Cthulhu Australis, Volume One, by David Conyers

Book Review by Jeff Edwards

Have you read this book?

Somebody should warn the South Australian Tourism Commission about native son David Conyers and the subversive chapbooks he's releasing through a U.K. publisher. In harsh contrast to the commission's enticements of "serene landscapes, lively villages, and lush farmlands," Citizen Conyers depicts a far less appealing place in Cthulhu Australis, Volume One: a land of diseased trees, shuttered stone houses, and overgrown cemeteries. It's enough to ruin the tourist trade.

The short collection begins with "From the Sick Trees," in which a young woman named Melanie suffers from recurring nightmares of an unseen monster. As the sun rises, though, Mel's troubles don't fade away; they just change shape. Each day finds her working long hours at a "greasy pizza restaurant," enduring frequent phone calls from her nagging mother and fending off the sexual advances of her selfish boyfriend. According to Mel's psychologist, the creature in her dreams is only a "projection," but when Mel stumbles upon the site of a traumatic childhood incident, she uncovers disturbing links between her nightmares and reality. A blend of modern angst and supernatural terror, the tale is ripe for analysis: Is the monster a manifestation of Mel's suppressed rage, or is a "tormented ghost" really using Mel as a medium to hunt and kill?
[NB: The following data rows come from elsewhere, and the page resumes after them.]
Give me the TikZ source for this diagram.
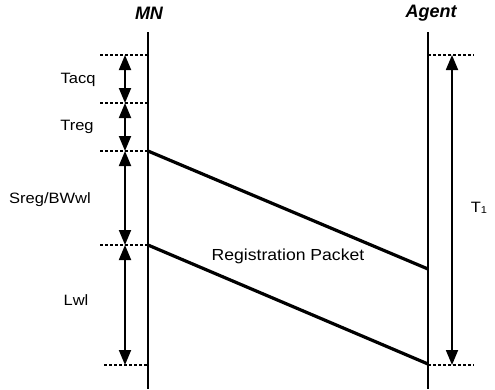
\documentclass[tikz,border=0pt]{standalone}
\usepackage{fontspec}
\setmainfont{Liberation Sans}
\newfontfamily\lblfont[FakeStretch=1.1]{Liberation Sans}
\usetikzlibrary{arrows.meta}
\begin{document}
\begin{tikzpicture}[x=1pt,y=-1pt,
  lifeline/.style={line width=1.4pt},
  packet/.style={line width=3.2pt},
  guide/.style={line width=1.3pt, dash pattern=on 3pt off 2pt},
  span/.style={line width=1.8pt,
    {Triangle[width=12pt,length=15pt]}-{Triangle[width=12pt,length=15pt]}},
  lbl/.style={font=\lblfont\fontsize{15}{17}\selectfont, inner sep=0pt},
  pkt/.style={font=\lblfont\fontsize{16}{18}\selectfont, inner sep=0pt},
  head/.style={font=\fontsize{18}{20}\selectfont\bfseries\itshape, inner sep=0pt}]
\useasboundingbox (0,0) rectangle (495,389);

% lifelines
\node[head] (mn) at (149,13) {MN};
\node[head] (agent) at (431,13) {Agent};
\coordinate (mnTop) at (148,32);
\coordinate (mnBot) at (148,389);
\coordinate (agTop) at (428,32);
\coordinate (agBot) at (428,389);
\draw[lifeline] (mnTop) -- (mnBot);
\draw[lifeline] (agTop) -- (agBot);

% time marks at the mobile node
\coordinate (m1) at (100,55);
\coordinate (m2) at (100,103);
\coordinate (m3) at (100,151);
\coordinate (m4) at (100,245);
\coordinate (m5) at (104,365);
\foreach \m in {m1,m2,m3,m4,m5}
  \draw[guide] (\m) -- (\m -| mnTop);

% time marks at the agent
\coordinate (g1) at (474,55);
\coordinate (g2) at (474,365);
\draw[guide] (g1 -| agTop) -- (g1);
\draw[guide] (g2 -| agTop) -- (g2);

% interval arrows
\coordinate (a1) at (125,55);
\coordinate (a2) at (125,103);
\coordinate (a3) at (125,151);
\coordinate (a4) at (125,245);
\coordinate (a5) at (125,365);
\draw[span] (a1) -- (a2);
\draw[span] (a2) -- (a3);
\draw[span] (a3) -- (a4);
\draw[span] (a4) -- (a5);
\coordinate (t1a) at (452,55);
\coordinate (t1b) at (452,365);
\draw[span] (t1a) -- (t1b);

% interval labels
\node[lbl] (tacq) at (78,80) {Tacq};
\node[lbl] (treg) at (77,127) {Treg};
\node[lbl] (sreg) at (50,200) {Sreg/BWwl};
\node[lbl] (lwl) at (76,300) {Lwl};
\node[lbl] (t1) at (479,208) {T\raisebox{-1.5pt}{\fontsize{10}{10}\selectfont 1}};

% registration packet transmission
\coordinate (p1) at (148,151);
\coordinate (q1) at (428,269);
\coordinate (p2) at (148,245);
\coordinate (q2) at (428,364);
\draw[packet] (p1) -- (q1);
\draw[packet] (p2) -- (q2);
\node[pkt] (reg) at (288,256) {Registration Packet};
\end{tikzpicture}
\end{document}
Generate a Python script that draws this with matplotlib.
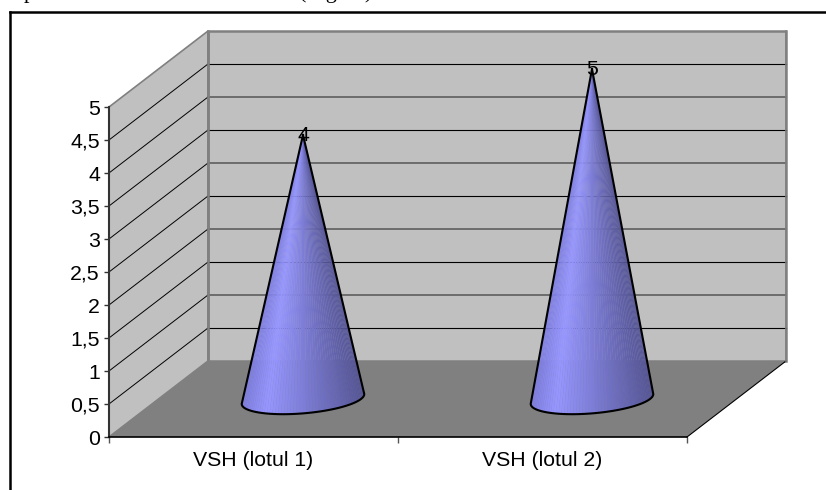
"""
VSH cone chart, 3D look built by hand on a normal axes
"""
import matplotlib.pyplot as plt
import numpy as np
from matplotlib.lines import Line2D

categories = ["VSH (lotul 1)", "VSH (lotul 2)"]
values = [4, 5]
y_ticks = [0, 0.5, 1, 1.5, 2, 2.5, 3, 3.5, 4, 4.5, 5]
y_tick_labels = ["0", "0,5", "1", "1,5", "2", "2,5", "3", "3,5", "4", "4,5", "5"]

W, H = 826, 490
DEPTH_X = 99 / 289  # depth shift in category units
DEPTH_Y = 76 / 66   # depth shift in value units
Y_MAX = 5

plt.rcParams["font.family"] = ["Liberation Sans", "DejaVu Sans"]

fig = plt.figure(figsize=(W / 100, H / 100), dpi=100)
ax = fig.add_axes([109 / W, (H - 437) / H, (687 - 109) / W, (437 - 107) / H])
ax.set_xlim(0, len(categories))
ax.set_ylim(0, Y_MAX)
ax.patch.set_visible(False)
for side in ["top", "right"]:
    ax.spines[side].set_visible(False)
ax.spines["left"].set_color("#333333")
ax.spines["left"].set_linewidth(1.5)
ax.spines["left"].set_zorder(6)
ax.spines["bottom"].set_color("black")
ax.spines["bottom"].set_linewidth(1.2)
ax.spines["bottom"].set_zorder(6)

# walls and floor
x_end = len(categories)
ax.fill([0, 0, DEPTH_X, DEPTH_X], [0, Y_MAX, Y_MAX + DEPTH_Y, DEPTH_Y],
        color="#c0c0c0", ec="#808080", lw=1.2, clip_on=False, zorder=1)
ax.fill([DEPTH_X, DEPTH_X, x_end + DEPTH_X, x_end + DEPTH_X],
        [DEPTH_Y, Y_MAX + DEPTH_Y, Y_MAX + DEPTH_Y, DEPTH_Y],
        color="#c0c0c0", ec="#808080", lw=1.8, clip_on=False, zorder=1)
ax.fill([0, x_end, x_end + DEPTH_X, DEPTH_X], [0, 0, DEPTH_Y, DEPTH_Y],
        color="#808080", lw=0, clip_on=False, zorder=2)
ax.plot([x_end, x_end + DEPTH_X], [0, DEPTH_Y], color="black", lw=0.8,
        clip_on=False, zorder=3)

# grid lines on both walls
for i, v in enumerate(y_ticks[1:-1]):
    ax.plot([0, DEPTH_X], [v, v + DEPTH_Y], color="black", lw=0.7,
            clip_on=False, zorder=3)
    dark = i % 2 == 0
    ax.plot([DEPTH_X, x_end + DEPTH_X], [v + DEPTH_Y, v + DEPTH_Y],
            color="black" if dark else "#555555", lw=0.8 if dark else 1.1,
            clip_on=False, zorder=3)
ax.plot([DEPTH_X, DEPTH_X], [DEPTH_Y, Y_MAX + DEPTH_Y], color="#808080", lw=1.8,
        clip_on=False, zorder=3)
ax.plot([x_end + DEPTH_X] * 2, [DEPTH_Y, Y_MAX + DEPTH_Y], color="#808080", lw=1.2,
        clip_on=False, zorder=3)

# cones
R_X = 58 / 289
SKEW_X = 0.2 * DEPTH_X
SKEW_Y = 0.2 * DEPTH_Y
tau = np.arctan2(SKEW_X, R_X)
stops = [0, 0.2, 1]
reds = [125, 150, 85]
blues = [225, 255, 150]


def draw_cone(pos, value):
    cx = pos + DEPTH_X / 2
    cy = DEPTH_Y / 2
    tip_y = value + DEPTH_Y / 2
    t = np.linspace(np.pi + tau, 2 * np.pi + tau, 61)
    bx = cx + R_X * np.cos(t) + SKEW_X * np.sin(t)
    by = cy + SKEW_Y * np.sin(t)
    frac = (bx - bx.min()) / (bx.max() - bx.min())
    for k in range(len(t) - 1):
        f = (frac[k] + frac[k + 1]) / 2
        rg = np.interp(f, stops, reds) / 255
        color = (rg, rg, np.interp(f, stops, blues) / 255)
        ax.fill([cx, bx[k], bx[k + 1]], [tip_y, by[k], by[k + 1]], color=color,
                lw=0.2, clip_on=False, zorder=4)
    ax.plot(np.r_[cx, bx, cx], np.r_[tip_y, by, tip_y], color="black", lw=1.5,
            clip_on=False, zorder=5, solid_joinstyle="round")
    ax.text(cx, tip_y, str(value), ha="center", va="center", fontsize=15.3,
            color="black", zorder=7)


for i, val in enumerate(values):
    draw_cone(i + 0.5, val)

# ticks and labels
ax.set_yticks(y_ticks, y_tick_labels)
ax.set_xticks(range(len(categories) + 1), [""] * (len(categories) + 1))
ax.set_xticks([i + 0.5 for i in range(len(categories))], categories, minor=True)
ax.tick_params(axis="y", length=3.5, width=1, pad=3, labelsize=15.3, color="#333333",
               labelcolor="black")
ax.tick_params(axis="x", which="major", length=4, width=1, color="#555555")
ax.tick_params(axis="x", which="minor", length=0, pad=10, labelsize=15.3)

# outer frame of the picture and the cut off caption above it
fig.add_artist(Line2D([10 / W, 10 / W], [0, 1 - 12 / H], color="black", lw=1.8))
fig.add_artist(Line2D([10 / W, 1], [1 - 12 / H, 1 - 12 / H], color="black", lw=1.8))
fig.text(24 / W, 1 + 2 / H, "p", family="Liberation Serif", fontsize=16,
         va="baseline", ha="left")
fig.text(299 / W, 1 + 2 / H, "( fig.  1)", family="Liberation Serif", fontsize=16,
         va="baseline", ha="left")

fig.savefig("out.png", dpi=100)
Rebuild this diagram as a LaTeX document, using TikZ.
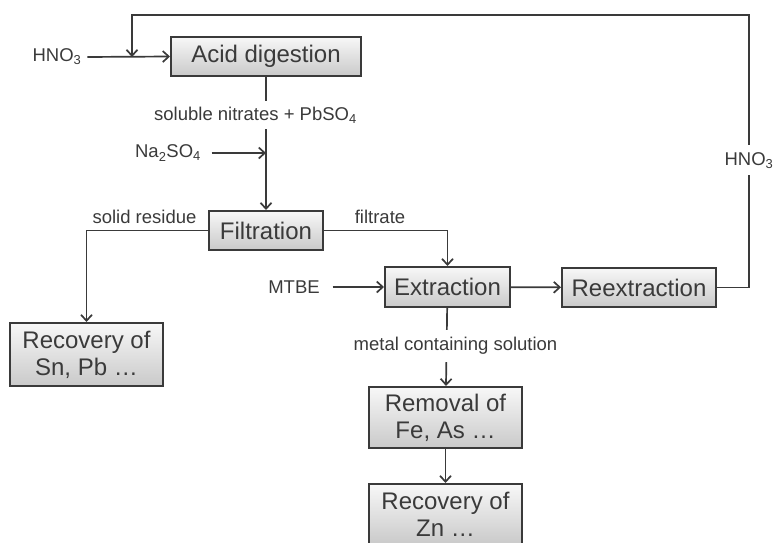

Next, libido wilts and horror grows in "Five Sisters." Brian, an American backpacking through Australia, can't believe his luck: He's met a girl who promises to fulfill his every fantasy if he'll follow her to an isolated spot in the hills and submit himself to one little test. But the price of this rendezvous turns out to be higher than Brian could have imagined. Although it's the slightest story in the book, "Five Sisters" is layered with meaning and can be read either as a straightforward Mythos tale or a cautionary allegory about the dangers of reckless behavior and sexually transmitted diseases.

For the collection's finale, Conyers dispenses with symbolism and delivers a plot-driven thriller called "Solvent Hunger." In the story, Constable Kelly Brookes tracks a ritualistic serial killer on the "far side of Australia." Despite the city detectives who dismiss her from the crime scene and the Aboriginal youths who order her not to interfere, Brookes is determined to solve the case. She soon regrets her tenacity. Conyers fills the piece with gritty details, dropping us into the middle of the desert where an approaching vehicle is announced by its dust trail "dirtying the horizon," and characters drip with sweat moments after leaving the comfort of air conditioning. Later, the author skillfully builds dread by having Brookes smell "an odour vaguely similar to sickly-sweet scents that often brewed in public rubbish dumps" before she sees the ravenous monster, "that nightmarish creature, that festering shambler."

Within the chapbook, David Conyers notes the inherent fearlessness of most Australians, and apparently he's on a mission to undermine that fortitude by reintroducing fear to his countrymen. Conyers' efforts continue in "Cthulhu Australis, Volume Two," now available from Rainfall Books.